How does that work? Chelsea got money for him anyway.

 

Breach of contract.  Despite Chelski selling him, they pursued him for (among other things) loss of potential transfer fee (i.e. if he became the world's best player and his value rocketed).  Quite a few elements would have been considered when quantifying Chelsea's loss.

 

In any situation such as this one, the non-defaulting party (Chelsea) is under a duty to mitigate (essentially to minimise  as much as possible) their loss.  Chelsea mitigated their loss by making some money back on Mutu.  They were therefore free to pursue him for the rest.

 

So someone decided he was potentially going to earn Chelsea over £20m?

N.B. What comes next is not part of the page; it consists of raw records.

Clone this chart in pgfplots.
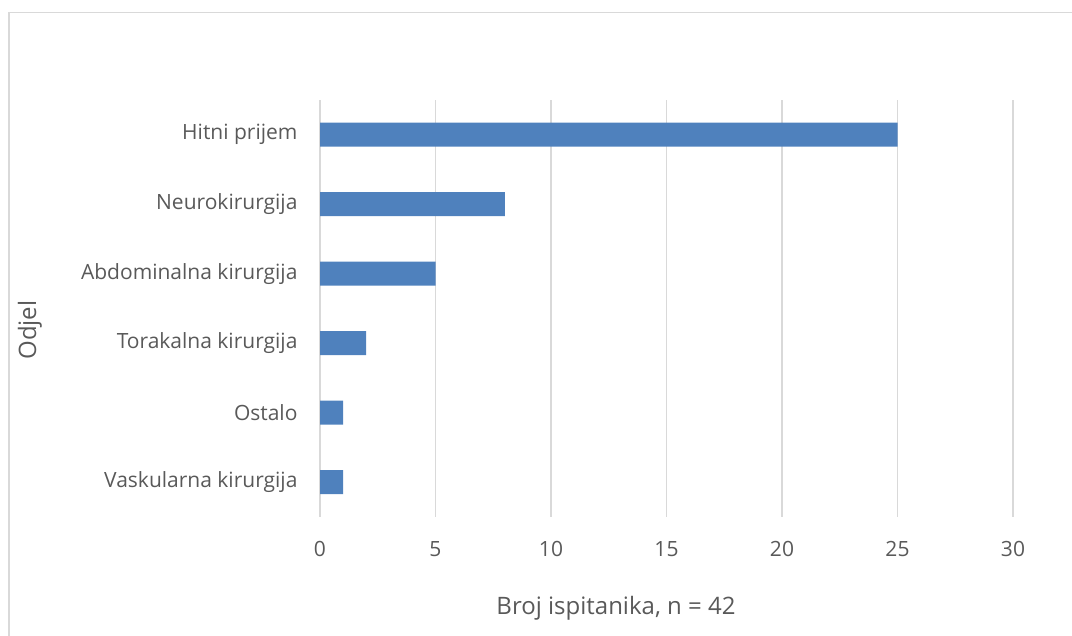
\documentclass[border=0pt]{standalone}
\usepackage{fontspec}
\setmainfont{Open Sans}
\usepackage{pgfplots}
\pgfplotsset{compat=1.18}
\definecolor{barc}{HTML}{4F81BD}
\definecolor{txt}{HTML}{595959}
\definecolor{grd}{HTML}{D9D9D9}
\begin{document}
\begin{tikzpicture}
\path[use as bounding box] (0pt,0pt) rectangle (1072pt,636pt);
\draw[grd, line width=1.5pt] (8.75pt,-2pt) -- (8.75pt,623.25pt) -- (1074pt,623.25pt);
\begin{axis}[
  at={(320pt,119pt)}, anchor=south west,
  scale only axis, width=693pt, height=417pt,
  xmin=0, xmax=30, ymin=-0.5, ymax=5.5,
  xtick={0,5,...,30}, ytick={0,...,5},
  yticklabels={Vaskularna kirurgija, Ostalo, Torakalna kirurgija, Abdominalna kirurgija, Neurokirurgija, Hitni prijem},
  xbar, bar width=24pt,
  xmajorgrids, grid style={grd, line width=1.3pt},
  axis line style={draw=none},
  major tick length=0pt,
  tick label style={txt, font=\fontsize{21}{25}\selectfont},
  xticklabel style={yshift=-21pt},
  yticklabel style={xshift=-19pt},
  /pgf/number format/assume math mode=true,
]
\addplot[fill=barc, draw=none] coordinates {(1,0) (1,1) (2,2) (5,3) (8,4) (25,5)};
\end{axis}
\node[txt, font=\fontsize{24}{28}\selectfont] at (616pt,28pt) {Broj ispitanika, n = 42};
\node[txt, rotate=90, font=\fontsize{24}{28}\selectfont] at (30pt,306pt) {Odjel};
\end{tikzpicture}
\end{document}
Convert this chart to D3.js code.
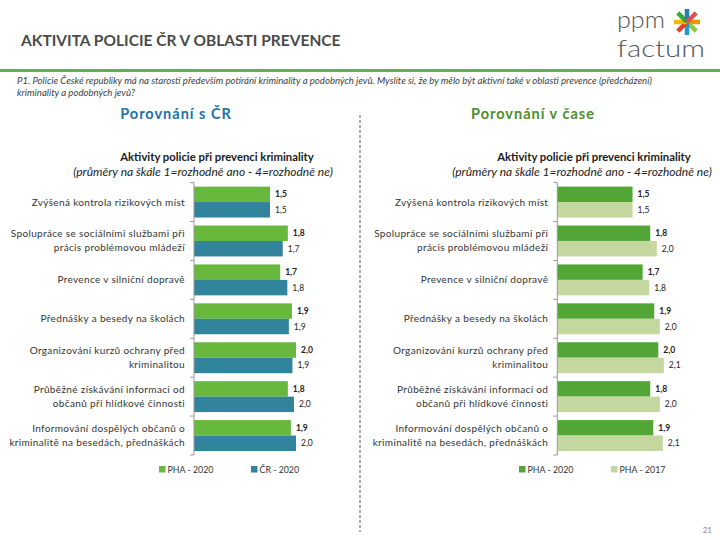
<!DOCTYPE html>
<html><head><meta charset="utf-8">
<script src="https://cdn.jsdelivr.net/npm/d3@7"></script>
<style>
html,body{margin:0;padding:0;background:#fff;}
svg{display:block;font-family:Lato, "Open Sans", sans-serif;}
</style></head>
<body><svg id="c" width="720" height="540"></svg>
<script>
const categories = [
  "Zvýšená kontrola rizikových míst",
  "Spolupráce se sociálními službami při\nprácis problémovou mládeží",
  "Prevence v silniční dopravě",
  "Přednášky a besedy na školách",
  "Organizování kurzů ochrany před\nkriminalitou",
  "Průběžné získávání informací od\nobčanů při hlídkové činnosti",
  "Informování dospělých občanů o\nkriminalitě na besedách, přednáškách"
];
const pha2020 = [1.49, 1.84, 1.69, 1.92, 2.00, 1.84, 1.90];
const cr2020  = [1.49, 1.74, 1.83, 1.86, 1.93, 1.96, 2.00];
const pha2017 = [1.49, 1.97, 1.82, 2.03, 2.11, 2.03, 2.09];
const leftSeries  = ["PHA - 2020", "ČR - 2020"];
const rightSeries = ["PHA - 2020", "PHA - 2017"];
const chartTitle = "Aktivity policie při prevenci kriminality";
const chartSubtitle = "(průměry na škále 1=rozhodně ano - 4=rozhodně ne)";

const svg = d3.select("#c");

// Header
svg.append("text").attr("x", 21).attr("y", 46).attr("font-size", 15.5).attr("font-weight", 700)
  .attr("fill", "#4a4a4a").text("AKTIVITA POLICIE ČR V OBLASTI PREVENCE");
svg.append("rect").attr("x", 0).attr("y", 69).attr("width", 720).attr("height", 3).attr("fill", "#6AAE45");
svg.append("text").attr("x", 17).attr("y", 84).attr("font-size", 9.6).attr("font-style", "italic").attr("fill", "#404040")
  .text("P1. Policie České republiky má na starosti především potírání kriminality a podobných jevů. Myslíte si, že by mělo být aktivní také v oblasti prevence (předcházení)");
svg.append("text").attr("x", 17).attr("y", 96).attr("font-size", 9.6).attr("font-style", "italic").attr("fill", "#404040")
  .text("kriminality a podobných jevů?");

// Logo
svg.append("text").attr("x", 617).attr("y", 28).attr("font-size", 24).attr("font-weight", 300).attr("fill", "#555")
  .attr("textLength", 48).attr("lengthAdjust", "spacingAndGlyphs").text("ppm");
svg.append("text").attr("x", 617).attr("y", 57).attr("font-size", 24).attr("font-weight", 300).attr("fill", "#555")
  .attr("textLength", 88).attr("lengthAdjust", "spacingAndGlyphs").text("factum");
const star = svg.append("g").attr("transform", "translate(687,22)");
const spokes = [[0, "#F39200"], [45, "#8DC63F"], [90, "#1D9AD6"], [135, "#E2402B"], [180, "#F7B500"], [225, "#3BAA35"], [270, "#2B7BB9"], [315, "#D9534F"]];
spokes.forEach(([a, c]) => {
  const r = a * Math.PI / 180;
  star.append("line").attr("x1", 0).attr("y1", 0).attr("x2", 13 * Math.cos(r)).attr("y2", 13 * Math.sin(r))
    .attr("stroke", c).attr("stroke-width", 4.5).attr("stroke-linecap", "butt");
});

// Section headers
svg.append("text").attr("x", 176).attr("y", 119).attr("text-anchor", "middle").attr("font-size", 14.5).attr("font-weight", 700)
  .attr("fill", "#2272A5").attr("letter-spacing", 1).text("Porovnání s ČR");
svg.append("text").attr("x", 533).attr("y", 119).attr("text-anchor", "middle").attr("font-size", 14.5).attr("font-weight", 700)
  .attr("fill", "#4E8E2C").attr("letter-spacing", 1).text("Porovnání v čase");

// Separator
svg.append("line").attr("x1", 360).attr("x2", 360).attr("y1", 115).attr("y2", 532)
  .attr("stroke", "#aaa").attr("stroke-width", 2).attr("stroke-dasharray", "3,2");

svg.append("text").attr("x", 712).attr("y", 533).attr("text-anchor", "end").attr("font-size", 8).attr("fill", "#888").text("21");

const fmt = v => (Math.round(v * 10) / 10).toFixed(1).replace(".", ",");

function drawChart(opt) {
  const g = svg.append("g");
  const x = d3.scaleLinear().domain([0, 2.5]).range([opt.x0, opt.x0 + 2.5 * opt.pxPerUnit]);
  const y = d3.scaleBand().domain(d3.range(categories.length)).range([182.6, 455]).padding(0);
  const ys = d3.scaleBand().domain(opt.series).range([4, y.bandwidth() - 4]).padding(0);

  // titles
  g.append("text").attr("x", opt.titleX).attr("y", 161).attr("text-anchor", "middle").attr("font-size", 11.3)
    .attr("font-weight", 700).attr("fill", "#1a1a1a").text(chartTitle);
  g.append("text").attr("x", opt.subX).attr("y", 176).attr("text-anchor", "middle").attr("font-size", 12)
    .attr("font-style", "italic").attr("fill", "#1a1a1a").text(chartSubtitle);

  const rows = categories.map((c, i) => ({ c, i, vals: opt.values.map((vs, k) => ({ s: opt.series[k], v: vs[i], k })) }));
  const grp = g.selectAll("g.row").data(rows).join("g").attr("class", "row")
    .attr("transform", d => `translate(0,${y(d.i)})`);
  grp.selectAll("rect").data(d => d.vals).join("rect")
    .attr("x", x(0)).attr("y", d => ys(d.s)).attr("width", d => x(d.v) - x(0)).attr("height", ys.bandwidth())
    .attr("fill", d => opt.colors[d.k]);
  grp.selectAll("text.val").data(d => d.vals).join("text").attr("class", "val")
    .attr("x", d => x(d.v) + 5).attr("y", d => ys(d.s) + ys.bandwidth() / 2 + 3)
    .attr("font-size", 8.5).attr("font-weight", d => d.k === 0 ? 700 : 400).attr("fill", "#222").text(d => fmt(d.v));
  // category labels
  grp.each(function (d) {
    const lines = d.c.split("\n");
    const t = d3.select(this).append("text").attr("text-anchor", "end").attr("font-size", 10)
      .attr("letter-spacing", 0.35).attr("fill", "#333");
    const mid = y.bandwidth() / 2;
    lines.forEach((ln, j) => {
      t.append("tspan").attr("x", opt.x0 - 9).attr("y", mid + 3.5 + (j - (lines.length - 1) / 2) * 14).text(ln);
    });
  });
  // axis with boundary ticks
  const bounds = d3.range(categories.length + 1).map(i => i < categories.length ? y(i) : y(i - 1) + y.step());
  g.append("line").attr("x1", x(0)).attr("x2", x(0)).attr("y1", bounds[0]).attr("y2", bounds[bounds.length - 1])
    .attr("stroke", "#999").attr("stroke-width", 1);
  g.selectAll("line.tk").data(bounds).join("line").attr("class", "tk")
    .attr("x1", x(0) - 4).attr("x2", x(0)).attr("y1", d => d).attr("y2", d => d).attr("stroke", "#999");

  // legend
  opt.series.forEach((s, k) => {
    const lx = opt.legendX[k];
    g.append("rect").attr("x", lx).attr("y", 466).attr("width", 6.5).attr("height", 6.5).attr("fill", opt.colors[k]);
    g.append("text").attr("x", lx + 8.5).attr("y", 473).attr("font-size", 8.8).attr("fill", "#333").text(s);
  });
}

drawChart({ x0: 194, pxPerUnit: 51, series: leftSeries, values: [pha2020, cr2020],
  colors: ["#67B83C", "#31849B"], titleX: 217, subX: 203, legendX: [159, 251] });
drawChart({ x0: 557.3, pxPerUnit: 50.5, series: rightSeries, values: [pha2020, pha2017],
  colors: ["#52A636", "#C4D79E"], titleX: 594, subX: 582, legendX: [519, 611] });
</script></body></html>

In fact, take his wages into account, which they saved on, that's almost like saying the potential sale could have been £30m!!

 

There will be a massive calculation knocking about somewhere, which we will never see, which will consider things like effect of sponsorship, league place that year (if he were the top scorer for instance, his presence would have been missed and it is foreseeable that it could have made a difference to Chelsea's league position = lesser position equals less money) etc.

 

What you have to keep in mind is that this saga has gone on for years.  It is highly likely that a large chunk of the compensation will be paid to Chelsea in consideration of their legal fees (edit:  it is a high six figure sum, accordingly to SkySports.com).

 

Also, compensation will have been calculated according to the value of the remaining period of Mutu's contract.